Мне было приятно слышать, с какой благодарностью и с каким сыновьим теплом Огнивцев вспоминал своих учителей. Он придавал огромное значение роли русской культуры в духовном развитии человечества. Всякий раз при встречах не уставал внушать, что лишь более глубокое освоение опыта предшественников, постижение их «секретов» раскрытия духовной глубины человека может привести к желаемому результату. Думаю, Александр Павлович так много сумел воспринять от старшего поколения певцов Большого театра именно потому, что сам обладал душевной широтой, воодушевлялся чужим успехом, а не пытался, как это подчас бывает, в самоутешение подвергать сомнению чью-либо славу.

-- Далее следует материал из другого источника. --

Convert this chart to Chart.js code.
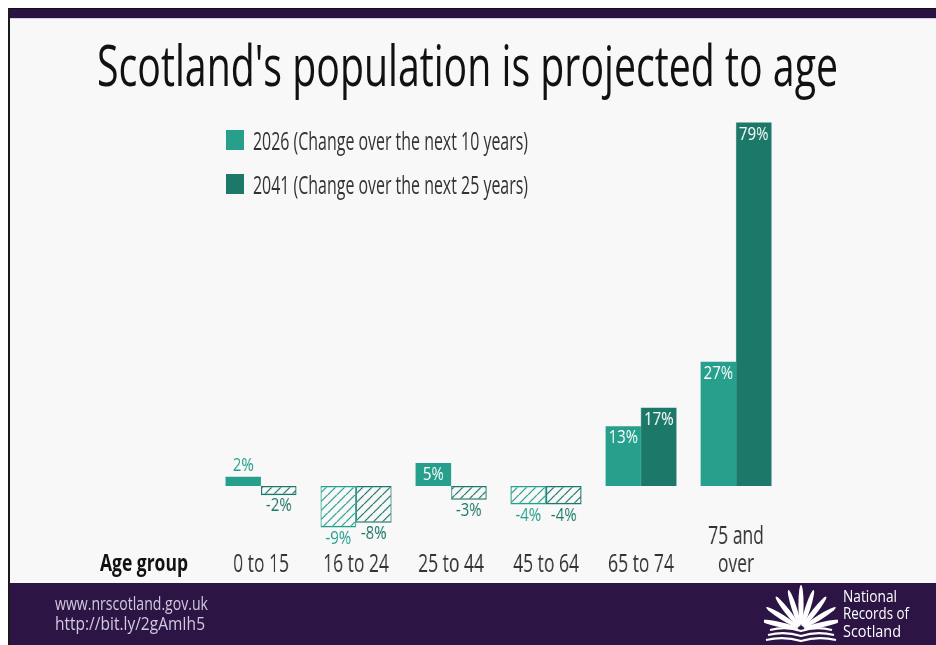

Думая об Огнивцеве, я всякий раз вспоминаю слова нашего замечательного пианиста Генриха Нейгауза об отечественной культуре: «Есть направление — и оно родилось в глубочайших пластах русской души и русского народа — направление, ищущее правды в исполнительском искусстве… Под этой правдой следует подразумевать многое: тут и логика — прежде всего, тут и единство воли, гармония, согласованность, подчинение деталей целому, тут и простота и сила, ясность мысли и глубина чувств, и — будем откровенны — настоящая любовь и настоящая страсть».
Мне почему-то кажется, что эти размышления возникли под впечатлением искусства Огнивцева. Все, о чем написал Нейгауз, было присуще певцу в полной мере. И, кроме того, его отличала огромная работоспособность.
Певец утверждал, что долг и честь человека искусства в том и состоят, чтобы выкладываться до конца, до предела.
И он выкладывался. Очень не любил, когда этого не делали другие. Его всегда волновала, а часто выбивала из колеи, например, внезапная замена дирижера в спектакле — он не мог тотчас перестроить себя на другой лад, ломать и переделывать на ходу приготовленное заранее.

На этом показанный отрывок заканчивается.